Japan does not have international pipeline interconnections and imports about 98% of its natural gas in the form of LNG. LNG intended for consumption and additional volumes designated as reserves or inventory are stored in above-ground cryogenic storage tanks co-located at more than 30 of Japan’s LNG import terminals. Japan has the world’s largest LNG storage capacity, estimated to total 425.1 billion cubic feet of natural gas according to data from GIIGNL (International Group of LNG Importers).

Liquefied natural gas stored in tanks as reserves or inventory can be used if LNG imports from global suppliers are interrupted. The Energy Information Administration estimates that from 2009 to 2023, Japan’s LNG inventory varied between 32% and 66% of available LNG storage capacity.
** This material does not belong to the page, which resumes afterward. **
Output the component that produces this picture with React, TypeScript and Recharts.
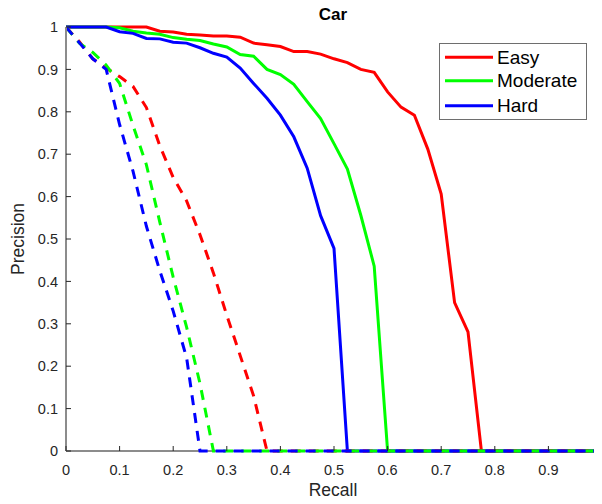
import React from "react";
import { LineChart, Line, XAxis, YAxis } from "recharts";

const recall = [
  0, 0.025, 0.05, 0.075, 0.1, 0.125, 0.15, 0.175, 0.2, 0.225,
  0.25, 0.275, 0.3, 0.325, 0.35, 0.375, 0.4, 0.425, 0.45, 0.475,
  0.5, 0.525, 0.55, 0.575, 0.6, 0.625, 0.65, 0.675, 0.7, 0.725,
  0.75, 0.775, 0.8, 0.825, 0.85, 0.875, 0.9, 0.925, 0.95, 0.975, 1,
];

// solid curves
const easy = [
  1, 1, 1, 1, 1, 1, 1, 0.99, 0.988, 0.983,
  0.981, 0.979, 0.979, 0.976, 0.962, 0.958, 0.954, 0.942, 0.942, 0.936,
  0.925, 0.916, 0.9, 0.893, 0.847, 0.811, 0.792, 0.712, 0.606, 0.35,
  0.281, 0, 0, 0, 0, 0, 0, 0, 0, 0, 0,
];
const moderate = [
  1, 1, 1, 1, 0.998, 0.99, 0.986, 0.983, 0.975, 0.971,
  0.968, 0.96, 0.953, 0.935, 0.931, 0.9, 0.888, 0.865, 0.824, 0.784,
  0.725, 0.665, 0.556, 0.436, 0, 0, 0, 0, 0, 0,
  0, 0, 0, 0, 0, 0, 0, 0, 0, 0, 0,
];
const hard = [
  1, 1, 1, 1, 0.989, 0.985, 0.973, 0.972, 0.964, 0.962,
  0.951, 0.938, 0.929, 0.903, 0.867, 0.832, 0.792, 0.741, 0.667, 0.555,
  0.478, 0, 0, 0, 0, 0, 0, 0, 0, 0,
  0, 0, 0, 0, 0, 0, 0, 0, 0, 0, 0,
];

// dashed curves
const easyDashed = [
  1, 0.965, 0.925, 0.903, 0.883, 0.86, 0.81, 0.72, 0.645, 0.59,
  0.51, 0.42, 0.32, 0.225, 0.13, 0, 0, 0, 0, 0,
  0, 0, 0, 0, 0, 0, 0, 0, 0, 0,
  0, 0, 0, 0, 0, 0, 0, 0, 0, 0, 0,
];
const moderateDashed = [
  1, 0.962, 0.94, 0.91, 0.867, 0.768, 0.675, 0.54, 0.41, 0.292,
  0.159, 0, 0, 0, 0, 0, 0, 0, 0, 0,
  0, 0, 0, 0, 0, 0, 0, 0, 0, 0,
  0, 0, 0, 0, 0, 0, 0, 0, 0, 0, 0,
];
const hardDashed = [
  1, 0.963, 0.925, 0.9, 0.77, 0.66, 0.53, 0.425, 0.33, 0.22,
  0, 0, 0, 0, 0, 0, 0, 0, 0, 0,
  0, 0, 0, 0, 0, 0, 0, 0, 0, 0,
  0, 0, 0, 0, 0, 0, 0, 0, 0, 0, 0,
];

const tickValues = [0, 0.1, 0.2, 0.3, 0.4, 0.5, 0.6, 0.7, 0.8, 0.9, 1];
const tickLabels = ["0", "0.1", "0.2", "0.3", "0.4", "0.5", "0.6", "0.7", "0.8", "0.9", "1"];

const legendNames = ["Easy", "Moderate", "Hard"];
const colors = ["#ff0000", "#00ff00", "#0000ff"];

const rows = recall.map((r, i) => ({
  r,
  easy: easy[i],
  moderate: moderate[i],
  hard: hard[i],
  easyD: easyDashed[i],
  moderateD: moderateDashed[i],
  hardD: hardDashed[i],
}));

const FONT = "'Liberation Sans', Arial, Helvetica, sans-serif";
const TICK_COLOR = "#262626";
const AXIS_COLOR = "#8c8c8c";

const labelFor = (v: number) => {
  const idx = tickValues.findIndex((t) => Math.abs(t - v) < 1e-9);
  return idx >= 0 ? tickLabels[idx] : String(v);
};

const YTick = (props: any) => {
  const { x, y, payload } = props;
  return (
    <g>
      <line x1={x + 8} x2={x + 13} y1={y} y2={y} stroke={TICK_COLOR} strokeWidth={1} />
      <text x={x} y={y} dy="0.36em" textAnchor="end" fontFamily={FONT} fontSize={14.5} fill={TICK_COLOR}>
        {labelFor(payload.value)}
      </text>
    </g>
  );
};

const XTick = (props: any) => {
  const { x, y, payload } = props;
  return (
    <g>
      <line x1={x} x2={x} y1={y - 14} y2={y - 19} stroke={TICK_COLOR} strokeWidth={1} />
      <text x={x} y={y} dy="0.71em" textAnchor="middle" fontFamily={FONT} fontSize={14.5} fill={TICK_COLOR}>
        {labelFor(payload.value)}
      </text>
    </g>
  );
};

const W = 594;
const H = 496;
const M = { top: 19, right: 0, bottom: 0, left: 0 };
const Y_W = 58;
const X_H = 53;

const lineCommon = {
  dot: false as const,
  activeDot: false as const,
  isAnimationActive: false,
  type: "linear" as const,
  strokeWidth: 3,
};

export default function App() {
  const axisY = H - M.bottom - X_H;
  return (
    <div style={{ position: "relative", width: W, height: H }}>
      {/* x-axis baseline underneath the series, as in the reference */}
      <svg width={W} height={H} style={{ position: "absolute", left: 0, top: 0 }}>
        <line x1={Y_W} x2={W} y1={axisY} y2={axisY} stroke={AXIS_COLOR} strokeWidth={2} />
      </svg>
      <div style={{ position: "absolute", left: 0, top: 0 }}>
        <LineChart width={W} height={H} data={rows} margin={M}>
          <XAxis
            dataKey="r"
            type="number"
            domain={[0, 1]}
            ticks={tickValues}
            interval={0}
            height={X_H}
            tickSize={0}
            tickMargin={14}
            tickLine={false}
            axisLine={false}
            tick={<XTick />}
          />
          <YAxis
            type="number"
            domain={[0, 1]}
            ticks={tickValues}
            interval={0}
            width={Y_W}
            tickSize={0}
            tickMargin={8}
            tickLine={false}
            axisLine={{ stroke: AXIS_COLOR, strokeWidth: 2 }}
            tick={<YTick />}
          />
          <Line dataKey="easy" stroke={colors[0]} {...lineCommon} />
          <Line dataKey="moderate" stroke={colors[1]} {...lineCommon} />
          <Line dataKey="hard" stroke={colors[2]} {...lineCommon} />
          <Line dataKey="easyD" stroke={colors[0]} strokeDasharray="10 8" {...lineCommon} />
          <Line dataKey="moderateD" stroke={colors[1]} strokeDasharray="10 8" {...lineCommon} />
          <Line dataKey="hardD" stroke={colors[2]} strokeDasharray="10 8" {...lineCommon} />
        </LineChart>
      </div>
      <svg
        width={W}
        height={H}
        style={{ position: "absolute", left: 0, top: 0, pointerEvents: "none", overflow: "visible" }}
      >
        <text x={325} y={12} textAnchor="middle" fontFamily={FONT} fontWeight="bold" fontSize={17} fill="#000">
          Car
        </text>
        <text x={325} y={488} textAnchor="middle" fontFamily={FONT} fontSize={17.5} fill={TICK_COLOR}>
          Recall
        </text>
        <text
          transform="translate(16,231) rotate(-90)"
          textAnchor="middle"
          fontFamily={FONT}
          fontSize={17.5}
          fill={TICK_COLOR}
        >
          Precision
        </text>
        <rect x={431.5} y={35.5} width={147} height={76} fill="#fff" stroke="#6e6e6e" strokeWidth={1} />
        {legendNames.map((name, i) => {
          const cy = [49.3, 72.8, 97.8][i];
          return (
            <g key={name}>
              <line x1={437} x2={485} y1={cy} y2={cy} stroke={colors[i]} strokeWidth={3} />
              <text x={489} y={cy} dy="0.35em" fontFamily={FONT} fontSize={19} fill="#000">
                {name}
              </text>
            </g>
          );
        })}
      </svg>
    </div>
  );
}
Japan’s LNG storage capacity exceeds average monthly consumption to meet peaks in seasonal demand. The balance between LNG imports, consumption, and inventory is closely monitored and continuously optimised because LNG gradually evaporates even under the most favourable ambient conditions during storage in cryogenic tanks.

Coal and petroleum

Policies in Japan target reducing the share of coal in power generation from 31% in 2022 to 19% by 2030 and the share of petroleum generation from 4% in 2022 to 2% by 2030. This target extends policies announced in 2020 to phase out old and inefficient coal units. The policies also focus on rapid development of technologies aimed at reducing emissions from coal, including integrated gasification combined cycle, carbon capture and sequestration, and fuel blending with ammonia and biomass.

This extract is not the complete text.